Oooouuu! I love everyone’s perspectives and insights on this. I love that idea that it shouldn’t be to slap labels on kiddos to indicate their “undesirable behaviors” and that they should create an awareness in how to promote better accommodations for the neurodivergent rather than expecting everyone to fit into the NT molds of society.
Their “undesirable” behaviors are not the root of their diagnosis and that isn’t a problem, the problems is their needs aren’t being met and they’re communicating to the best of their capacities in environments not set up for them to thrive, let alone exist comfortably.
The more I try to figure out how to get/promote and aid my child in getting the change he deserves the more I learn that sometimes they do not want to give those “labels” as easily. I see my child is needing help with anxiety due to his traumas of public school the older he got and realizing he is in fact different than his peers, to be told “Autism is a spectrum, and anxiety is a symptom of autism..” and I feel my eyes roll so hard lol It’s a round about way of saying, we want to chalk it up to AUTISM and not help him cope or accommodate a valid need so that he is supported and validated in the space because then we have to put in work to KNOW the person rather than monitor his diagnosis. I tried to give “PDA” (Pathological Demand Avoidance) and it’s “that can’t be a thing, I never heard of it. you can’t measure that”
I now just see Autism as a blanket term, that just dismisses that there are other needs and accommodations that are required for a individual to feel safe, comfortable, ect. so that they may function without stressors. The most trauma my child has faced was by the allowance of me, letting these “specialists” try to mold him to the neurotypical molds to look, feel and sound like a “normal” person so that society is comfortable. If I could go back and change things, it would be to remove the stigmas that a disability means to make a individual be performing in a way that makes the outside world comfortable rather than setting up a space so that the individual can thrive/be in a state of peace. A child’s early intervention should not be to mold him to the environment but to teach the parents the needs and requirements of the kiddos make up so they can be better understanding on how to facilitate, accommodate, advocate the child for promotion of the kiddos voices and that they’re self advocates of needs out the gate.
I have face much aggressive behavior out of the last three years and it’s to my understanding now, that it comes down to a kiddo who is sick and tired of being sick and tired of being forced to look, think, be like a neurotypical child and negate sensory overloads, issues and pains by trying to appear “normal” in spaces that are like FT job hours. I now call my son’s meltdowns, easily triggered stuff and dysregulation a “chronic onset stress” in his life of needs being unmet, unheard, unvalidated. I now just comfort and let him feel his feels and let him be as angry and upset with me (as safely as possible) because I see now, that I may have blinded and been subjecting my kiddo to ableism, myself.

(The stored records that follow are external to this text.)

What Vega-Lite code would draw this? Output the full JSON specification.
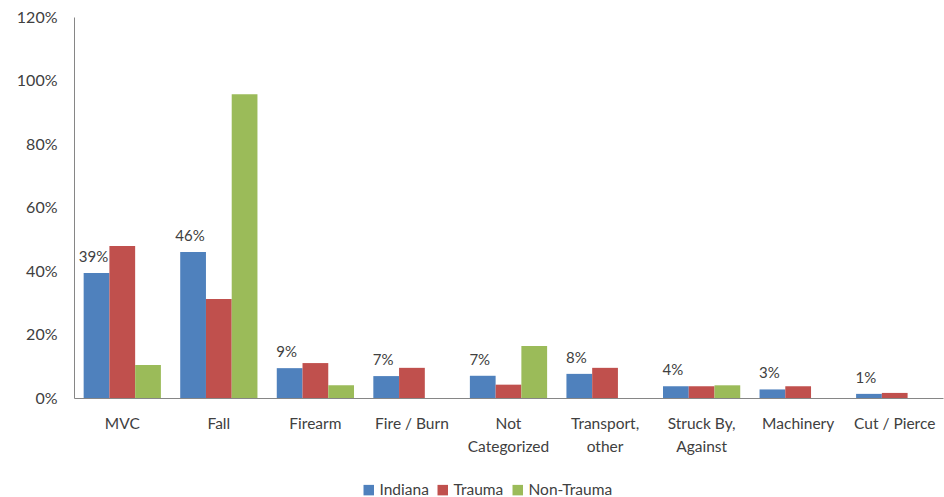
{
  "$schema": "https://vega.github.io/schema/vega-lite/v6.json",
  "autosize": {"type": "none"},
  "width": 869,
  "height": 381,
  "padding": {"left": 74, "top": 17, "right": 1, "bottom": 99},
  "background": "white",
  "config": {
    "font": "Lato",
    "view": {"stroke": null},
    "axis": {"labelFont": "Lato", "labelColor": "#404040", "grid": false, "ticks": false, "domainColor": "#868686", "title": null}
  },
  "data": {
    "values": [
      {"cat": "MVC", "series": "Indiana", "v": 0.394},
      {"cat": "MVC", "series": "Trauma", "v": 0.479},
      {"cat": "MVC", "series": "Non-Trauma", "v": 0.104},
      {"cat": "Fall", "series": "Indiana", "v": 0.46},
      {"cat": "Fall", "series": "Trauma", "v": 0.312},
      {"cat": "Fall", "series": "Non-Trauma", "v": 0.957},
      {"cat": "Firearm", "series": "Indiana", "v": 0.094},
      {"cat": "Firearm", "series": "Trauma", "v": 0.11},
      {"cat": "Firearm", "series": "Non-Trauma", "v": 0.04},
      {"cat": "Fire / Burn", "series": "Indiana", "v": 0.069},
      {"cat": "Fire / Burn", "series": "Trauma", "v": 0.095},
      {"cat": "Not|Categorized", "series": "Indiana", "v": 0.07},
      {"cat": "Not|Categorized", "series": "Trauma", "v": 0.042},
      {"cat": "Not|Categorized", "series": "Non-Trauma", "v": 0.164},
      {"cat": "Transport,|other", "series": "Indiana", "v": 0.076},
      {"cat": "Transport,|other", "series": "Trauma", "v": 0.095},
      {"cat": "Struck By,|Against", "series": "Indiana", "v": 0.037},
      {"cat": "Struck By,|Against", "series": "Trauma", "v": 0.037},
      {"cat": "Struck By,|Against", "series": "Non-Trauma", "v": 0.04},
      {"cat": "Machinery", "series": "Indiana", "v": 0.027},
      {"cat": "Machinery", "series": "Trauma", "v": 0.037},
      {"cat": "Cut / Pierce", "series": "Indiana", "v": 0.013},
      {"cat": "Cut / Pierce", "series": "Trauma", "v": 0.016}
    ]
  },
  "encoding": {
    "x": {
      "field": "cat", "type": "nominal", "sort": null,
      "scale": {"paddingInner": 0.2, "paddingOuter": 0.1},
      "axis": {"labelAngle": 0, "labelFontSize": 15.5, "labelPadding": 18, "labelLineHeight": 23, "labelBaseline": "top",
               "labelExpr": "split(datum.label, '|')"}
    },
    "xOffset": {"field": "series", "type": "nominal", "sort": ["Indiana", "Trauma", "Non-Trauma"],
                "scale": {"domain": ["Indiana", "Trauma", "Non-Trauma"], "paddingInner": 0, "paddingOuter": 0}},
    "y": {
      "field": "v", "type": "quantitative",
      "scale": {"domain": [0, 1.2], "nice": false},
      "axis": {"values": [0, 0.2, 0.4, 0.6, 0.8, 1.0, 1.2], "format": ".0%", "labelFontSize": 16, "labelPadding": 17}
    }
  },
  "layer": [
    {
      "mark": {"type": "bar"},
      "encoding": {
        "color": {
          "field": "series", "type": "nominal",
          "scale": {"domain": ["Indiana", "Trauma", "Non-Trauma"], "range": ["#4F81BD", "#C0504D", "#9BBB59"]},
          "legend": {"title": null, "orient": "none", "direction": "horizontal", "legendX": 287, "legendY": 465,
                     "symbolType": "square", "symbolSize": 110, "symbolStrokeWidth": 0, "labelFontSize": 15.5,
                     "labelColor": "#404040", "labelFont": "Lato", "columnPadding": 6, "labelOffset": 3}
        }
      }
    },
    {
      "transform": [{"filter": "datum.series === 'Indiana'"}],
      "mark": {"type": "text", "baseline": "bottom", "dy": -8, "dx": -3, "fontSize": 15, "color": "#404040"},
      "encoding": {"text": {"field": "v", "type": "quantitative", "format": ".0%"}}
    }
  ]
}
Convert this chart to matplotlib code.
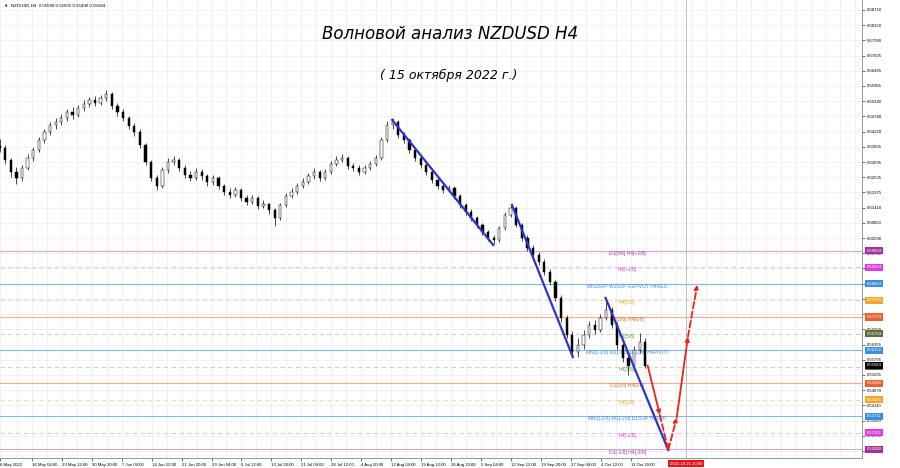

I am sorry I went off on a rant there, end rant lol. I am reaching a point, I would rather see funding going to the promotion of accommodating spaces, trainings for the law enforcement agencies, healthcare facilities (ER, Urgent Care, ect) teachers, rather than excluding.. the promotion of yes, this kiddo/person is different BUT we are seeing, hearing and still validating the living experience that is theirs. I reached a point in my life, where I am no longer trying to make my kiddo, make others comfortable by silencing and removing/diminishing himself, his feelings, everything about him for others. It has been the result of checking myself and asking myself if the things I am trying to require of my kiddo is actually something I would ask of him if Westernized Medicine and Diagnoses’ never existed or am I trying to make him appear less of who he is for the benefit of others? most often, I then choose, do you kiddo, do you. be you. If you are not safe to be you here, you are not safe and accommodated here. period. By living by that mentality, my kiddo is slowly coming back to being that happy, smiley kiddo I remember. In that smile, I see I am doing right.